- **WHAT THE TASK ASKS**
Copy the data exactly; pictures stay out of the copy.

- **SUPPLIED DATA**

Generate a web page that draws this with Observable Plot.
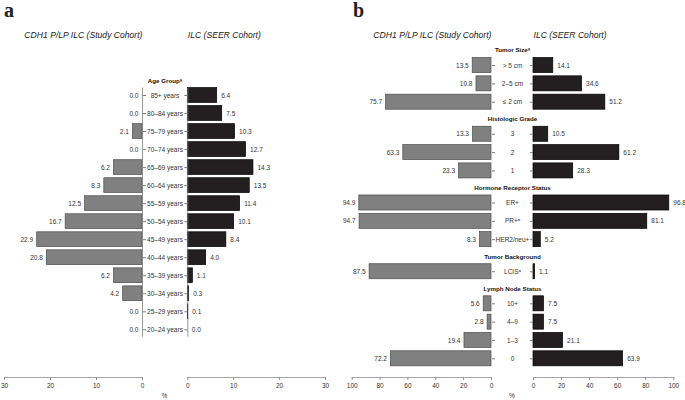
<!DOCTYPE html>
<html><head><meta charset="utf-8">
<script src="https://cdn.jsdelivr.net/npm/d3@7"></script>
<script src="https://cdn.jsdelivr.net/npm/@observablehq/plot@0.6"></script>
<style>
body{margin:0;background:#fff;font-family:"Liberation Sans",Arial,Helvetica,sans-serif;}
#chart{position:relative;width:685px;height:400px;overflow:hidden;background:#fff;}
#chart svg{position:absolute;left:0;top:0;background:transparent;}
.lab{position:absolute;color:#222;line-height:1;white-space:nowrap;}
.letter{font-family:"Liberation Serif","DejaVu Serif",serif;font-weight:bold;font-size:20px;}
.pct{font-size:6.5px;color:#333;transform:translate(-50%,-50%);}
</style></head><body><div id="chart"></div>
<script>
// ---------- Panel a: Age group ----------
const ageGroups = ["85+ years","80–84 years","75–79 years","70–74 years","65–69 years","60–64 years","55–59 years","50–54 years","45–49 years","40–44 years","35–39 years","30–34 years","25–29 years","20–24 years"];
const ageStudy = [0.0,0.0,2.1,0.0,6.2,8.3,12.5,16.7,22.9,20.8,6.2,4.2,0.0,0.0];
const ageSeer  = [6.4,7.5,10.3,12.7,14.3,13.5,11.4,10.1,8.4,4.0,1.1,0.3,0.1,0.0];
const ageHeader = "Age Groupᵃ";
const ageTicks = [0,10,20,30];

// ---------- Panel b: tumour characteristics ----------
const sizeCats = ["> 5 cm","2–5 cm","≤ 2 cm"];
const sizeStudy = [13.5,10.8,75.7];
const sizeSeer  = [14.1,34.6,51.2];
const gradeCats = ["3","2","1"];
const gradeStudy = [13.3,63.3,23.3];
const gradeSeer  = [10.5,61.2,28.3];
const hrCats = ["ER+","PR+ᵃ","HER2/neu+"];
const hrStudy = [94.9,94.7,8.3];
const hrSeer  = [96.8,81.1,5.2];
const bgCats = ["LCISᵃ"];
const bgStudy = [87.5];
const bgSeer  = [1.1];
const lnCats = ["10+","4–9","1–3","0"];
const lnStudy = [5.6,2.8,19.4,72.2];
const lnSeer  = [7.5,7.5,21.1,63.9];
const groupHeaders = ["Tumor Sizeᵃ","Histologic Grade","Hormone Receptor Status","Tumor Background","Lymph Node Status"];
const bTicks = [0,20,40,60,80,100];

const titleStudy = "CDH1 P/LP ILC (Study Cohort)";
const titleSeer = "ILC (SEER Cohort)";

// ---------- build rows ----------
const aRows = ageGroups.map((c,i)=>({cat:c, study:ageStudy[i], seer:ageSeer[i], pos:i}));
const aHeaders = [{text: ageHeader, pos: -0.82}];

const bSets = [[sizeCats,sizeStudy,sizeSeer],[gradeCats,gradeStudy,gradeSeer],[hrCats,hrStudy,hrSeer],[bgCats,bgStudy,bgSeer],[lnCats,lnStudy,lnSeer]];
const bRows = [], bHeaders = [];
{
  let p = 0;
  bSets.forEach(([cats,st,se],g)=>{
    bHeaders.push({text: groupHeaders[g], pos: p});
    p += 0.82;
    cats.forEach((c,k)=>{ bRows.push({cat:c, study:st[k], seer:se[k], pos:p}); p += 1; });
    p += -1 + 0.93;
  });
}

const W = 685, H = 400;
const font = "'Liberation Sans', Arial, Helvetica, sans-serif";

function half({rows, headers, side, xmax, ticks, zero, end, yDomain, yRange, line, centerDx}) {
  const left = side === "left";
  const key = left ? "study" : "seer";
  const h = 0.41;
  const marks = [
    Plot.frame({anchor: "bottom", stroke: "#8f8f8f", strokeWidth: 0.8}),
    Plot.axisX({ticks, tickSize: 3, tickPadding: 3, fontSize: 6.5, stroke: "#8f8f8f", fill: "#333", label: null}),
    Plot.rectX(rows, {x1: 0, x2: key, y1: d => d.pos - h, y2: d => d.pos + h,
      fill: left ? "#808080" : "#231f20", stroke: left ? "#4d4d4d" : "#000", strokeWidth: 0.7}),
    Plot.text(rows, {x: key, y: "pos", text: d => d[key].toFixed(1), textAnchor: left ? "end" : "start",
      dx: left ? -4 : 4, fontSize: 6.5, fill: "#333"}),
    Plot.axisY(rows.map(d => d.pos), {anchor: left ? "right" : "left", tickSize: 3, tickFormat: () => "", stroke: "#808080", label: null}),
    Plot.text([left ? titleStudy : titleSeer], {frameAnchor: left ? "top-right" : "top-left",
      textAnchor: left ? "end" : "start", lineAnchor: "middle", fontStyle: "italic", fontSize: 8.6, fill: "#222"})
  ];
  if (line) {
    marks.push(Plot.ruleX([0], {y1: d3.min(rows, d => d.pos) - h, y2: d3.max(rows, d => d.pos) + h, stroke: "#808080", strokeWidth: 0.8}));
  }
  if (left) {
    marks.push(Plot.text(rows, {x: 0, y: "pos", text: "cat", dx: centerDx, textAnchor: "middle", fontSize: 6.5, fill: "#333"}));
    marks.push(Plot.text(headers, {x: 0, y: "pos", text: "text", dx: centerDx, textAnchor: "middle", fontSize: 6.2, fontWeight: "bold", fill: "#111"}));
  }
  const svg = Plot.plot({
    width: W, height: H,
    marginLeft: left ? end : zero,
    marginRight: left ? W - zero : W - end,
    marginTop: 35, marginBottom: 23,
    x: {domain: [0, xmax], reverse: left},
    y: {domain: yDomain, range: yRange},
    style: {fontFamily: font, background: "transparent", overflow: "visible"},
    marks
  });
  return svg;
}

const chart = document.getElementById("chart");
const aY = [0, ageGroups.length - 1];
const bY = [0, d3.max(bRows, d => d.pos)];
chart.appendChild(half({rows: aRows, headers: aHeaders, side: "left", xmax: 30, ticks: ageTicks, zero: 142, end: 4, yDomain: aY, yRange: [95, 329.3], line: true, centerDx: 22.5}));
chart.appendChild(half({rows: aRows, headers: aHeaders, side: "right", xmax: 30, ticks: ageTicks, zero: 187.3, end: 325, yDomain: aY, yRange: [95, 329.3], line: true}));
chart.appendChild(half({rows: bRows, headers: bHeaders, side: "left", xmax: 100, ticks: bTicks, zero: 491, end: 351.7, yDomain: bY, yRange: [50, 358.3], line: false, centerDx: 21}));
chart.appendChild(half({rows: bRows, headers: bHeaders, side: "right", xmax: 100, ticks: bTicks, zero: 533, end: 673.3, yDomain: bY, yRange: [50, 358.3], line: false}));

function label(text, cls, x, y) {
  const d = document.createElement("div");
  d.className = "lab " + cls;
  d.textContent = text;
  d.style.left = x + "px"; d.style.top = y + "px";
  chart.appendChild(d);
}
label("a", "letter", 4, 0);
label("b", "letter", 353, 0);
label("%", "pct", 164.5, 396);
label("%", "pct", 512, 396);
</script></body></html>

- **SOLUTION TO THE EXERCISE**
Generate a web page that draws this with Observable Plot.
<!DOCTYPE html>
<html><head><meta charset="utf-8">
<script src="https://cdn.jsdelivr.net/npm/d3@7"></script>
<script src="https://cdn.jsdelivr.net/npm/@observablehq/plot@0.6"></script>
<style>
body{margin:0;background:#fff;font-family:"Liberation Sans",Arial,Helvetica,sans-serif;}
#chart{position:relative;width:685px;height:400px;overflow:hidden;background:#fff;}
#chart svg{position:absolute;left:0;top:0;background:transparent;}
.lab{position:absolute;color:#222;line-height:1;white-space:nowrap;}
.letter{font-family:"Liberation Serif","DejaVu Serif",serif;font-weight:bold;font-size:20px;}
.pct{font-size:6.5px;color:#333;transform:translate(-50%,-50%);}
</style></head><body><div id="chart"></div>
<script>
// ---------- Panel a: Age group ----------
const ageGroups = ["85+ years","80–84 years","75–79 years","70–74 years","65–69 years","60–64 years","55–59 years","50–54 years","45–49 years","40–44 years","35–39 years","30–34 years","25–29 years","20–24 years"];
const ageStudy = [0.0,0.0,2.1,0.0,6.2,8.3,12.5,16.7,22.9,20.8,6.2,4.2,0.0,0.0];
const ageSeer  = [6.4,7.5,10.3,12.7,14.3,13.5,11.4,10.1,8.4,4.0,1.1,0.3,0.1,0.0];
const ageHeader = "Age Groupᵃ";
const ageTicks = [0,10,20,30];

// ---------- Panel b: tumour characteristics ----------
const sizeCats = ["> 5 cm","2–5 cm","≤ 2 cm"];
const sizeStudy = [13.5,10.8,75.7];
const sizeSeer  = [14.1,34.6,51.2];
const gradeCats = ["3","2","1"];
const gradeStudy = [13.3,63.3,23.3];
const gradeSeer  = [10.5,61.2,28.3];
const hrCats = ["ER+","PR+ᵃ","HER2/neu+"];
const hrStudy = [94.9,94.7,8.3];
const hrSeer  = [96.8,81.1,5.2];
const bgCats = ["LCISᵃ"];
const bgStudy = [87.5];
const bgSeer  = [1.1];
const lnCats = ["10+","4–9","1–3","0"];
const lnStudy = [5.6,2.8,19.4,72.2];
const lnSeer  = [7.5,7.5,21.1,63.9];
const groupHeaders = ["Tumor Sizeᵃ","Histologic Grade","Hormone Receptor Status","Tumor Background","Lymph Node Status"];
const bTicks = [0,20,40,60,80,100];

const titleStudy = "CDH1 P/LP ILC (Study Cohort)";
const titleSeer = "ILC (SEER Cohort)";

// ---------- build rows ----------
const aRows = ageGroups.map((c,i)=>({cat:c, study:ageStudy[i], seer:ageSeer[i], pos:i}));
const aHeaders = [{text: ageHeader, pos: -0.82}];

const bSets = [[sizeCats,sizeStudy,sizeSeer],[gradeCats,gradeStudy,gradeSeer],[hrCats,hrStudy,hrSeer],[bgCats,bgStudy,bgSeer],[lnCats,lnStudy,lnSeer]];
const bRows = [], bHeaders = [];
{
  let p = 0;
  bSets.forEach(([cats,st,se],g)=>{
    bHeaders.push({text: groupHeaders[g], pos: p});
    p += 0.82;
    cats.forEach((c,k)=>{ bRows.push({cat:c, study:st[k], seer:se[k], pos:p}); p += 1; });
    p += -1 + 0.93;
  });
}

const W = 685, H = 400;
const font = "'Liberation Sans', Arial, Helvetica, sans-serif";

function half({rows, headers, side, xmax, ticks, zero, end, yDomain, yRange, line, centerDx}) {
  const left = side === "left";
  const key = left ? "study" : "seer";
  const h = 0.41;
  const marks = [
    Plot.frame({anchor: "bottom", stroke: "#8f8f8f", strokeWidth: 0.8}),
    Plot.axisX({ticks, tickSize: 3, tickPadding: 3, fontSize: 6.5, stroke: "#8f8f8f", fill: "#333", label: null}),
    Plot.rectX(rows, {x1: 0, x2: key, y1: d => d.pos - h, y2: d => d.pos + h,
      fill: left ? "#808080" : "#231f20", stroke: left ? "#4d4d4d" : "#000", strokeWidth: 0.7}),
    Plot.text(rows, {x: key, y: "pos", text: d => d[key].toFixed(1), textAnchor: left ? "end" : "start",
      dx: left ? -4 : 4, fontSize: 6.5, fill: "#333"}),
    Plot.axisY(rows.map(d => d.pos), {anchor: left ? "right" : "left", tickSize: 3, tickFormat: () => "", stroke: "#808080", label: null}),
    Plot.text([left ? titleStudy : titleSeer], {frameAnchor: left ? "top-right" : "top-left",
      textAnchor: left ? "end" : "start", lineAnchor: "middle", fontStyle: "italic", fontSize: 8.6, fill: "#222"})
  ];
  if (line) {
    marks.push(Plot.ruleX([0], {y1: d3.min(rows, d => d.pos) - h, y2: d3.max(rows, d => d.pos) + h, stroke: "#808080", strokeWidth: 0.8}));
  }
  if (left) {
    marks.push(Plot.text(rows, {x: 0, y: "pos", text: "cat", dx: centerDx, textAnchor: "middle", fontSize: 6.5, fill: "#333"}));
    marks.push(Plot.text(headers, {x: 0, y: "pos", text: "text", dx: centerDx, textAnchor: "middle", fontSize: 6.2, fontWeight: "bold", fill: "#111"}));
  }
  const svg = Plot.plot({
    width: W, height: H,
    marginLeft: left ? end : zero,
    marginRight: left ? W - zero : W - end,
    marginTop: 35, marginBottom: 23,
    x: {domain: [0, xmax], reverse: left},
    y: {domain: yDomain, range: yRange},
    style: {fontFamily: font, background: "transparent", overflow: "visible"},
    marks
  });
  return svg;
}

const chart = document.getElementById("chart");
const aY = [0, ageGroups.length - 1];
const bY = [0, d3.max(bRows, d => d.pos)];
chart.appendChild(half({rows: aRows, headers: aHeaders, side: "left", xmax: 30, ticks: ageTicks, zero: 142, end: 4, yDomain: aY, yRange: [95, 329.3], line: true, centerDx: 22.5}));
chart.appendChild(half({rows: aRows, headers: aHeaders, side: "right", xmax: 30, ticks: ageTicks, zero: 187.3, end: 325, yDomain: aY, yRange: [95, 329.3], line: true}));
chart.appendChild(half({rows: bRows, headers: bHeaders, side: "left", xmax: 100, ticks: bTicks, zero: 491, end: 351.7, yDomain: bY, yRange: [50, 358.3], line: false, centerDx: 21}));
chart.appendChild(half({rows: bRows, headers: bHeaders, side: "right", xmax: 100, ticks: bTicks, zero: 533, end: 673.3, yDomain: bY, yRange: [50, 358.3], line: false}));

function label(text, cls, x, y) {
  const d = document.createElement("div");
  d.className = "lab " + cls;
  d.textContent = text;
  d.style.left = x + "px"; d.style.top = y + "px";
  chart.appendChild(d);
}
label("a", "letter", 4, 0);
label("b", "letter", 353, 0);
label("%", "pct", 164.5, 396);
label("%", "pct", 512, 396);
</script></body></html>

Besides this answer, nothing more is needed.